In 2011-12, the total export earnings for energy and mineral commodities are forecast to increase by 8% to $199 billion supported by increases in the export values for both energy and mineral commodities.

The Bureau says energy commodity export earnings are forecast to grow by 7% to $77 billion (in 2011-12 dollars) as a result of strong increases in export earnings from thermal coal (up 28% to $17.8 billion), LNG (up 13% to $12 billion), oil (up 7% to $12.6 billion) and metallurgical coal (up 4% to $31 billion).

Mineral commodity export earnings are forecast to increase by 8% to $122 billion as a result of increases in the export values of gold (up 33% to $17.3 billion), alumina (up 14% to $6 billion), copper (up 7% to $9 billion) and iron ore (up 2% to $59.7 billion).

Partially offsetting the increased export earnings for mineral commodities will be lower forecast export earnings for aluminium (down 9% to $3.8 billion) and zinc (down 8% to $2.2 billion).

Amid the welter of fresh views and data on the outlook for commodities, BREE looked at iron ore which was in the news this week with the market overreaction to the statement from a senior BHP executive that growth in China's demand was "flattening".

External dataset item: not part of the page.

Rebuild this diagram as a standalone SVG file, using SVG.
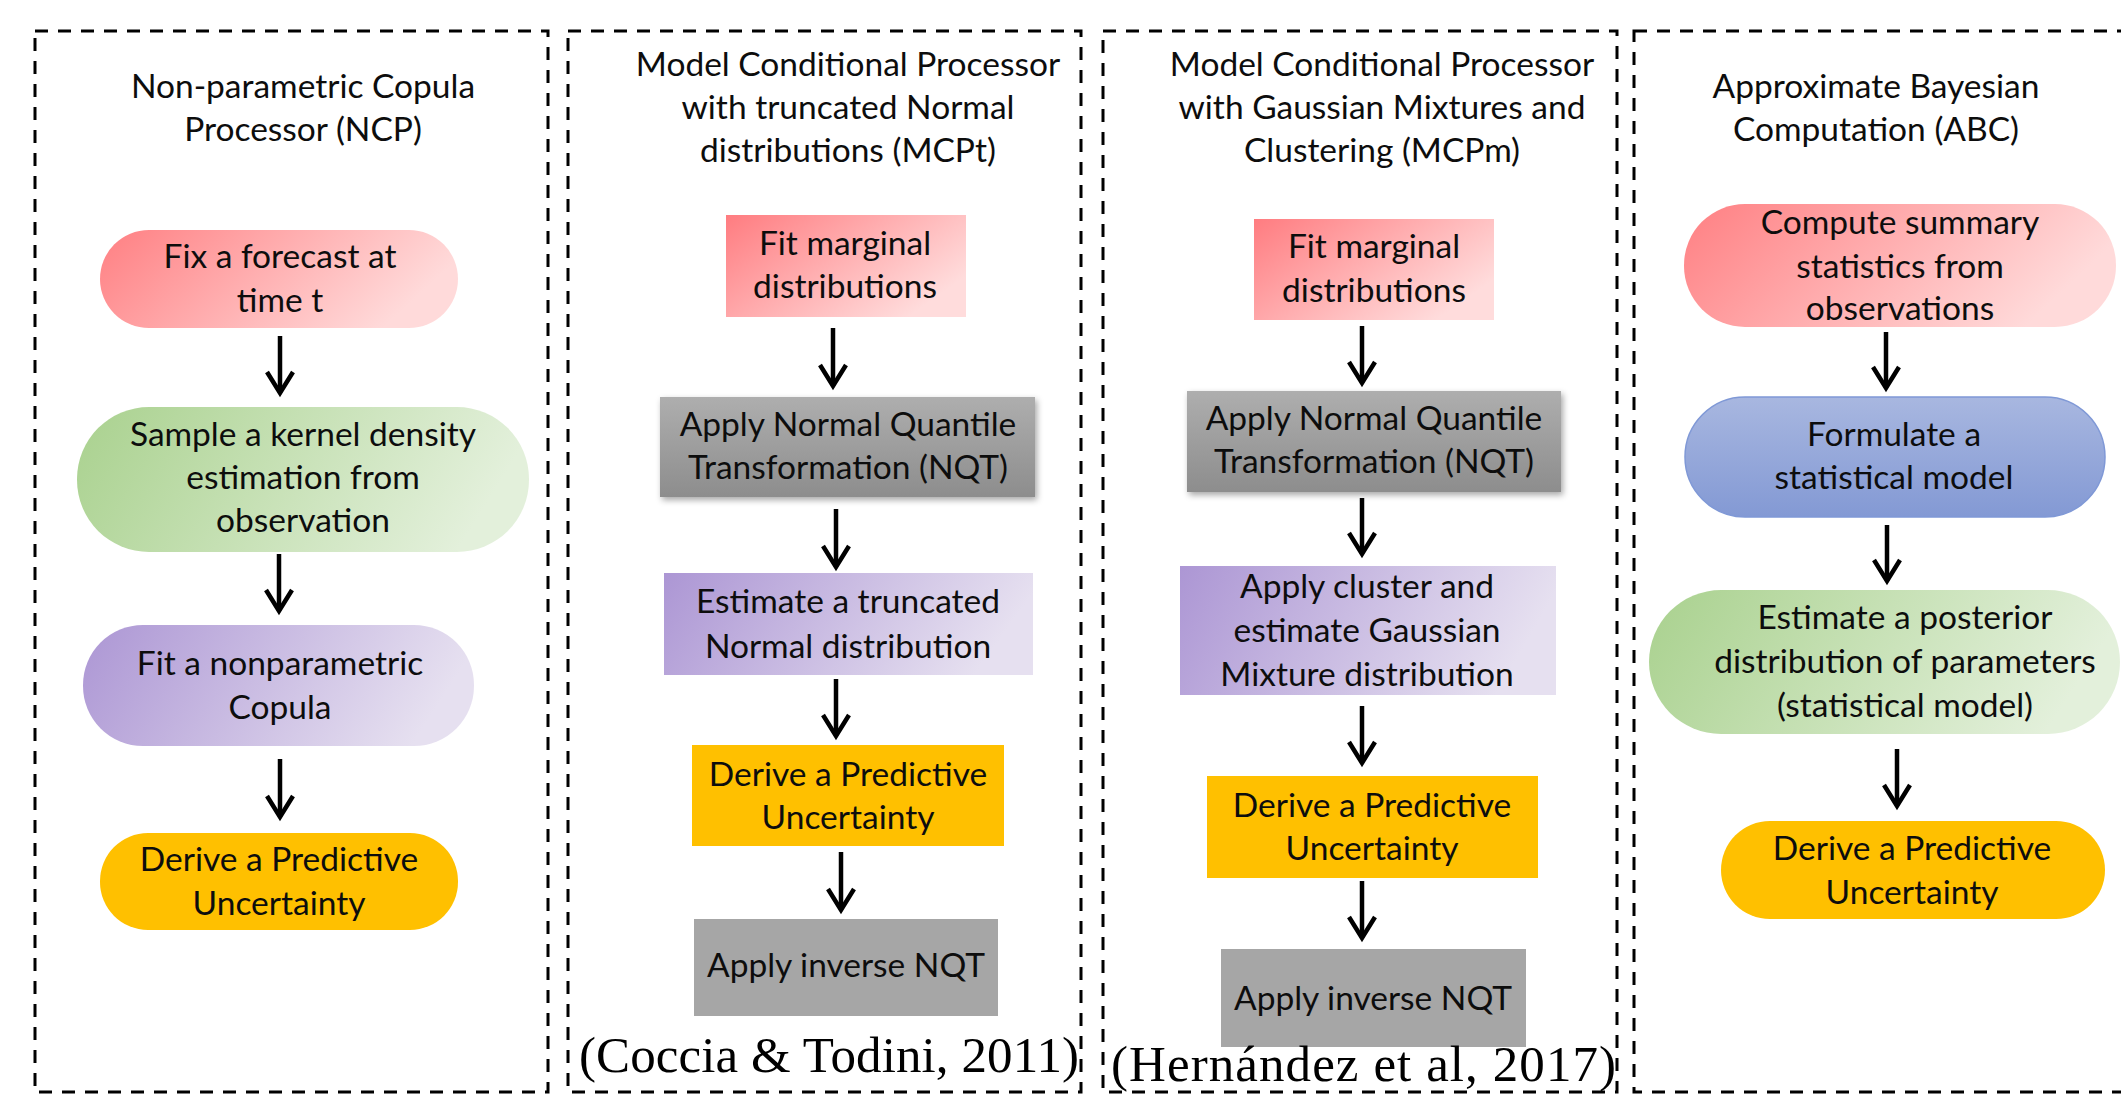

BREE is much more confident about the outlook than a lot of people.

Australia's iron ore and metallurgical coal export volumes are projected to increase at an average annual rate of 11% and 8% respectively, out to 2016-17 due to significant capacity expansions which are currently under construction.

The growth in export volumes is projected to result in export earnings (in 2011-12 dollars) in 2016-17 reaching $77 billion for iron ore and $30 billion for metallurgical coal.

Over the remainder of 2012, iron ore prices are forecast to ease as production increases from new projects in Australia and growth in Asian steel production weakens.

Further price decreases are expected to be limited by an expected reduction in exports from India.

For 2012 as a whole, iron ore contract prices are forecast to average around US$140 a tonne (on a 62% iron content basis, free on board Australia) or a fall of 9% compared with 2011 (US153 a tonne).

Over the remainder of the outlook period (2013 to 2017) contract prices are projected to ease gradually, averaging US$109 a tonne (in 2012 dollars) in 2017.

"The projected fall in prices largely reflects the effect of considerable expansions to supply that are scheduled for completion over the medium term." BREE said.

"In 2012, Australian exports are forecast to increase by 12 per cent from the previous year to total 493 million tonnes.

"The increase is supported by a forecast increase to production at a number of mines including those operated by Rio Tinto, and the ramp up of production at BHP Billiton's Rapid Growth Project 5.

"The value of Australia's iron ore exports in 2011-12 is forecast to increase by 2 per cent to $59.7 billion, compared with 2010-11.

"This is largely attributable to an increase in export volumes being partially offset by the appreciation of the Australian dollar and a slight decline in prices from the previous corresponding period.

"Over the medium term, growth in export volumes from capacity expansions at a number of mines will underpin an increase in export values.

"However, the positive effect of higher export volumes on export earnings will be partly offset by projected declines in contract prices over the remainder of the outlook period.

"Export volumes of iron ore are projected to increase at an average annual rate of 11 per cent, to reach 767 million tonnes.

"Export earnings are projected to increase to $77 billion (in 2011-12 dollars), representing average growth of 4 per cent a year over the outlook period.

"Expansions and greenfield developments in Australia are expected to account for the majority of growth in global iron ore exports over the outlook period.

"Australia's exports of iron ore are forecast to increase at an annual average of 10 per cent over the outlook period, to total 779 million tonnes in 2017.

"Prices for metallurgical coal in the March quarter were settled at around US$235 a tonne, a decrease of 18 per cent from the December quarter price of US$285 a tonne.

"The decrease in prices is largely a combination of weaker import demand growth from large steel producing economies and increased exports from Queensland as mines return to normal production rates after weather disrupted production in late 2010 and early 2011.

"These factors are expected to continue to negatively influence metallurgical coal prices for the remainder of 2012, resulting in a 23 per cent decrease in average contract prices year-on-year, to US$221 a tonne.

"Over the remainder of the outlook period, metallurgical coal prices are projected to moderate further with substantial supply increases from Australia, Canada, Mongolia and Mozambique.

"Australia's metallurgical coal export volumes in 2011-12 are forecast to increase by 6 per cent to 148 million tonnes which is expected to result in an increase in export earnings by 1 per cent to $31 billion.

"Over the outlook period, export volumes are forecast to rise by 8 per cent a year to 218 million tonnes in 2016-17. Australia's export earnings from metallurgical coal are projected to total $30 billion (in 2011-12 dollars) in 2016-17.

"In 2012, China's steel consumption is forecast to increase by 5 per cent, relative to 2011, to total 657 million tonnes.

"Over the remainder of the outlook period (2013 to 2017), China's steel consumption is projected to increase due to significant government investment in steel-intensive infrastructure such as highways and rail networks linking the less-developed provinces in western China to demand centres in the east.

"In addition, in the first half of the outlook period, China's steel consumption is expected to be boosted by the construction of the first phase of the affordable social housing program, which aims to build 36 million units of subsidised apartments by 2015.

"Between 2013 and 2017, China's steel consumption is projected to average 4 per cent a year to reach 812 million tonnes in 2017," BREE said in its latest quarterly.